Alison Krauss chronology
| Now That I've Found You: A Collection (1995) | So Long So Wrong (1997) | Forget About It (1999) |

= So Long So Wrong =

So Long So Wrong is the third album by the bluegrass group Alison Krauss & Union Station, released in 1997, and the first to feature guitar player Dan Tyminski who would replace Tim Stafford. The album reached number 4 on Billboard's Country Albums chart.
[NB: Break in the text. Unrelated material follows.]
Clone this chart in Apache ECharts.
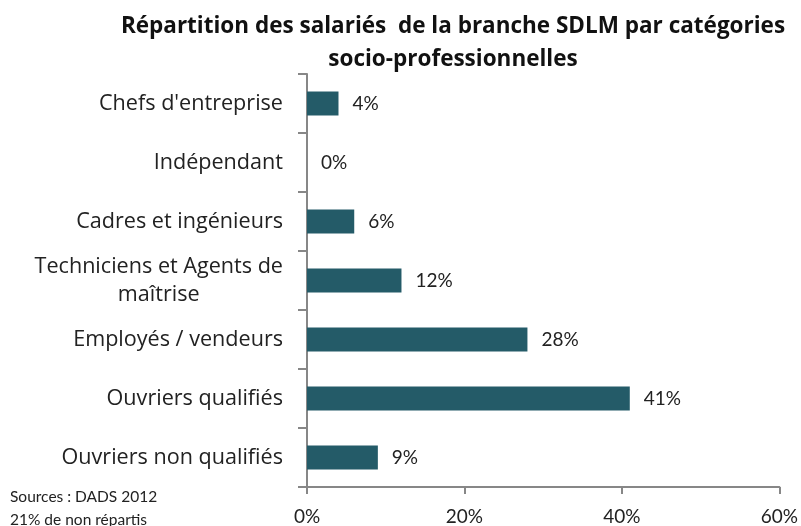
<!DOCTYPE html>
<html>
<head>
<meta charset="utf-8">
<script src="https://cdn.jsdelivr.net/npm/echarts@6/dist/echarts.min.js"></script>
<style>
  html, body { margin: 0; padding: 0; background: #fff; }
  #chart { width: 801px; height: 526px; }
</style>
</head>
<body>
<div id="chart"></div>
<script>
// Socio-professional categories (top to bottom) and their share of employees (%)
const categories = [
  "Chefs d'entreprise",
  "Indépendant",
  "Cadres et ingénieurs",
  "Techniciens et Agents de\nmaîtrise",
  "Employés / vendeurs",
  "Ouvriers qualifiés",
  "Ouvriers non qualifiés"
];
const shares = [4, 0, 6, 12, 28, 41, 9];
const xTicks = [0, 20, 40, 60];

const FONT = "Lato, 'Open Sans', sans-serif";
const LABEL_FONT = "'Open Sans', Lato, sans-serif";
const AXIS_COLOR = '#878787';

const chart = echarts.init(document.getElementById('chart'), null, { renderer: 'canvas' });

chart.setOption({
  animation: false,
  textStyle: { fontFamily: FONT },
  title: {
    text: 'Répartition des salariés  de la branche SDLM par catégories\nsocio-professionnelles',
    left: 448,
    top: 5,
    textAlign: 'center',
    textStyle: {
      fontFamily: LABEL_FONT,
      fontSize: 22.5,
      fontWeight: 'bold',
      color: '#111',
      lineHeight: 33
    }
  },
  graphic: [
    {
      type: 'text',
      left: 10,
      top: 485,
      style: {
        text: 'Sources : DADS 2012\n21% de non répartis',
        font: '15.5px ' + FONT,
        fill: '#222',
        lineHeight: 23
      }
    }
  ],
  grid: { left: 307, right: 20, top: 74, bottom: 39, containLabel: false },
  xAxis: {
    type: 'value',
    min: xTicks[0],
    max: xTicks[xTicks.length - 1],
    interval: 20,
    axisLine: { show: true, lineStyle: { color: AXIS_COLOR, width: 2 } },
    axisTick: { show: true, length: 7, lineStyle: { color: AXIS_COLOR, width: 2 } },
    splitLine: { show: false },
    axisLabel: {
      margin: 20,
      fontSize: 19,
      color: '#222',
      fontFamily: FONT,
      formatter: v => v + '%'
    }
  },
  yAxis: {
    type: 'category',
    inverse: true,
    data: categories,
    axisLine: { show: true, lineStyle: { color: AXIS_COLOR, width: 2 } },
    axisTick: { show: true, length: 9, lineStyle: { color: AXIS_COLOR, width: 2 } },
    axisLabel: {
      margin: 24,
      fontFamily: LABEL_FONT,
      color: '#222',
      formatter: v => v.split('\n').map(l => '{c|' + l + '}').join('\n'),
      rich: {
        c: { fontSize: 21.6, fontFamily: LABEL_FONT, color: '#222', align: 'center', lineHeight: 28 }
      }
    }
  },
  series: [
    {
      type: 'bar',
      data: shares,
      barWidth: 24,
      itemStyle: { color: '#245B68' },
      label: {
        show: true,
        position: 'right',
        distance: 14,
        fontSize: 19,
        fontFamily: FONT,
        color: '#222',
        formatter: p => p.value + '%'
      }
    }
  ]
});
</script>
</body>
</html>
In 1998 So Long So Wrong won three Grammys: Best Country Performance by a Duo or Group with Vocal for "Looking in the Eyes of Love", Best Country Instrumental Performance for "Little Liza Jane", and Best Bluegrass Album.

Professional ratings
Review scores
| Source | Rating |
| AllMusic |  |

==Critical reception==
Country Standard Time called the album "a beautiful, delicate recording," writing that "at its best, this CD shows a great band's instrumental luster and virtuosity." Rolling Stone wrote: "Music this subtle and self-effacing is rare in any category; Union Station shun both the hot-licks showboating of conventional bluegrass and the soft-rock suburbanization of contemporary country."

==Track listing==
1. "So Long So Wrong" (Patrick Brayer, Walden Dahl) – 3:22
2. "No Place to Hide" (Bob Lucas) – 3:28
3. "Deeper Than Crying" (Mark Simos) – 3:07
4. "I Can Let Go Now" (Michael McDonald) – 2:27
5. "The Road Is a Lover" (Lucas) – 3:11
6. "Little Liza Jane" (Public Domain) – 1:43
7. "It Doesn't Matter" (Harley Allen) – 3:52
8. "Find My Way Back to My Heart" (Simos) – 3:33
9. "I'll Remember You Love in My Prayers" (Public Domain) – 3:02
10. "Looking in the Eyes of Love" (Kostas Lazarides, Tricia Walker) – 4:19
11. "Pain of a Troubled Life" (Ron Block) – 2:54
12. "Happiness" (Michael McDonald, Viktor Krauss) – 3:55
13. "Blue Trail of Sorrow" (Jeff White) – 3:39
14. "There Is a Reason" (Block) – 5:35

==Personnel==
- Alison Krauss – vocal, fiddle
- Dan Tyminski – guitar, bass, vocals
- Ron Block – guitar, banjo, vocals
- Barry Bales – bass, vocals
- Adam Steffey – mandolin, mandola, vocals

==Charts==

===Weekly charts===

| Chart (1997) | Peak position |
|---|---|
| US Billboard 200 | 45 |
| US Top Country Albums (Billboard) | 4 |

===Year-end charts===

| Chart (1997) | Position |
|---|---|
| US Top Country Albums (Billboard) | 39 |

==Certifications==

| Region | Certification | Certified units/sales |
| United States (RIAA) | Gold | 500,000^{^} |
^{^} Shipments figures based on certification alone.